If you live in or near Quincy, you may travel through the city and think, “Do we really need another church?”
But the reality is that Quincy is full of large, historic church buildings, many of which are mostly empty on Sundays. Churches centered on the gospel, informed by the Scriptures, lovingly seeking the healing and flourishing of a city in constant change, are always needed.
According to a recent, thorough report on the American Church, church planting in the US will need to double to triple from current rates to address population growth and anticipated church closures of older congregations.
The advantages of starting a new church, then, are as follows:
1. New churches are (statistically) more effective at reaching new people
Studies confirm that the average new church gains one third to two thirds of its new members from the ranks of people who were not attending any worshipping body, while churches over ten to fifteen years of age gain 80-90 percent of new members by transfer from other congregations. The average new congregation, then, will bring new people into the life of the body of Christ at six-eight times the rate of an older congregation of the same size.
One of the reasons many older churches die out over time is because they have long operated with a mindset that growth would happen based only on new people showing up. New churches are energized to live on a mission to love and serve their neighbors, desiring to share what Jesus Christ has done in our lives, not through coercion or manipulation, but in love.
New churches have the opportunity to begin afresh, centered not a particular set of traditions (not having to worry about “the way we’ve always done things”), but centered on the gospel. (Like DNA)
2. New churches are more in touch with changing demographics
We seek to be a church that breaks down the barriers that divide humans, so that people look at our church and wonder what could bring us all together. The answer is that nothing but a shared identity in Christ functions as our most fundamental identity.
3. New churches are more effective at reaching young people
The next 30 years will represent the largest missions opportunity in the history of this country, with 35 million young people expected to leave the Church. Because of reasons 1 and 2 above, new churches are statistically more equipped to respond to meet the needs of young people.

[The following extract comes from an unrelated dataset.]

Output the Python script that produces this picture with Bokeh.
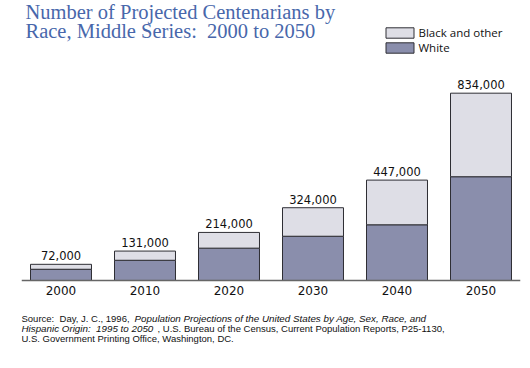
from bokeh.plotting import figure
from bokeh.models import ColumnDataSource, FactorRange, Range1d, Label, Legend, LegendItem
from bokeh.embed import file_html
from bokeh.resources import INLINE
from bokeh.core.properties import value

# ---- data ----
years = ["2000", "2010", "2020", "2030", "2040", "2050"]
white = [50000, 90000, 144000, 197000, 248000, 462000]
black_other = [22000, 41000, 70000, 127000, 199000, 372000]
total_labels = ["72,000", "131,000", "214,000", "324,000", "447,000", "834,000"]

NB2 = " \u00a0"  # a double space that survives in SVG text
title_lines = ["Number of Projected Centenarians by",
               "Race, Middle Series:" + NB2 + "2000 to 2050"]
series_names = ["White", "Black and other"]

# ---- styles ----
C_WHITE = "#8a8eac"
C_BLACK = "#dedee6"
C_EDGE = "#2e2e34"
C_TITLE = "#4867ab"

totals = [w + b for w, b in zip(white, black_other)]
src = ColumnDataSource(dict(years=years, white=white, black_other=black_other,
                            total=totals, labels=total_labels))

p = figure(width=530, height=368,
           x_range=FactorRange(factors=years, range_padding=-0.0298,
                               range_padding_units="absolute"),
           y_range=Range1d(-293900, 1246700),
           output_backend="svg", toolbar_location=None,
           y_axis_location=None,
           min_border_left=21, min_border_right=10,
           min_border_top=0, min_border_bottom=22)
p.outline_line_color = None
p.xgrid.grid_line_color = None
p.ygrid.grid_line_color = None
p.background_fill_color = "white"
p.border_fill_color = "white"

rs = p.vbar_stack(["white", "black_other"], x="years", width=0.726,
                  fill_color=[C_WHITE, C_BLACK], line_color=C_EDGE,
                  line_width=1, source=src)

p.text(x="years", y="total", text="labels", source=src,
       text_align="center", text_baseline="alphabetic", y_offset=-8.5,
       text_font=value("DejaVu Sans"), text_font_size="11.5px",
       text_color="#111111")

ax = p.xaxis[0]
ax.fixed_location = 0
ax.axis_line_color = "#666666"
ax.axis_line_width = 1.5
ax.major_tick_line_color = None
ax.minor_tick_line_color = None
ax.major_tick_out = 0
ax.major_tick_in = 0
ax.major_label_standoff = 6
ax.major_label_text_font = "DejaVu Sans"
ax.major_label_text_font_size = "12px"
ax.major_label_text_color = "#111111"

legend = Legend(items=[LegendItem(label=series_names[1], renderers=[rs[1]]),
                       LegendItem(label=series_names[0], renderers=[rs[0]])],
                location=(360.5, 291), padding=0, margin=0, spacing=-3,
                glyph_width=35, glyph_height=13, label_height=11,
                label_standoff=2, border_line_color=None,
                background_fill_alpha=0,
                label_text_font="Open Sans", label_text_font_size="11.5px",
                label_text_color="#111111", label_text_baseline="middle")
p.add_layout(legend)

for txt, y in zip(title_lines, [335, 315.3]):
    p.add_layout(Label(x=4, y=y, x_units="screen", y_units="screen", text=txt,
                       text_font="Liberation Serif", text_font_size="20.5px",
                       text_color=C_TITLE, text_baseline="alphabetic"))

SRC_FONT = "Liberation Sans"
source_parts = [
    (0, 28, "Source:" + NB2 + "Day, J. C., 1996, ", "normal", "9.5px"),
    (113, 28, "Population Projections of the United States by Age, Sex, Race, and", "italic", "9.8px"),
    (0, 18, "Hispanic Origin:" + NB2 + "1995 to 2050", "italic", "9.8px"),
    (136, 18, ", U.S. Bureau of the Census, Current Population Reports, P25-1130,", "normal", "9.5px"),
    (0, 8, "U.S. Government Printing Office, Washington, DC.", "normal", "9.5px"),
]
for x, y, txt, style, size in source_parts:
    p.add_layout(Label(x=x, y=y, x_units="screen", y_units="screen", text=txt,
                       text_font=SRC_FONT, text_font_size=size,
                       text_font_style=style, text_color="#111111",
                       text_baseline="alphabetic"))

open("out.html", "w").write(file_html(p, INLINE))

Need: The Boston area is less churched than any other major city in the U.S., especially amongst Protestants who believe the historic creeds of Christianity. Quincy is no exception to this. Our deep desire is that the good news of Jesus Christ will bring healing, hope and meaning to lives marred by brokenness, hopelessness and meaninglessness. There are also relatively few churches in Quincy that have effectively brought different peoples together to worship Christ.
Diversity: Quincy is multi-generational, and both ethnically and socioeconomically diverse. Many of the different peoples in Quincy exist side by side, but with little interaction. It is God’s mission (see Ephesians 2:13-16, Revelation 7:9-12), and therefore our prayer, to engage all of the peoples of Quincy with the hope of the gospel, which unites the peoples in the peace of Christ. We desire to pursue a multi-generational, multi-ethnic and multi-socioeconomic congregation for the good of Quincy and the glory of God.
Opportunity: From the beginning, this endeavor has been met with welcome and excitement from other ministry leaders in Quincy, from pastors of like-minded churches and/or pastors worshipping in other languages. We believe in a spirit of collaboration , partnering in mutually beneficial areas of ministry, so that in working together, we might love and serve a broader scope of Quincy than any church or ministry could on its own.
 The good news that Jesus Christ has given everything so that flawed and sinful people might be completely loved and embraced by God. (Romans 5:8)
 “The Great Opportunity: The American Church in 2050” by Pinetops Foundation, 10.
 Tim Keller, Center Church, 359.
 See Tim Keller’s lecture, “A Missionary Encounter with a Post-Christendom Society,” at The Gospel and Our Cities conference, Chicago, October 20, 2018.
 “The Church’s task is neither to destroy nor maintain ethnic identities but to replace them with a new identity in Christ that is more foundational than earthly identities” (Manuel Ortiz, One New People, 130) We could add “political identities” to this quotation as well.
“The multi-ethnic church is God shaking his fist in the face of America’s historic sin, and saying ‘We will not be bound by this sin, for greater is He who is in us than he who is in the world’ (1 John 4:4).” Bryan Loritts, speaking at The Gospel and Our Cities, Redeemer City to City conference, Chicago, October 2018.
 “Great Opportunity,” 8-9.
 Per the 2000 U.S. Census, in “Boston Church Planting Overview,” compiled by the CTK Church Planting Center.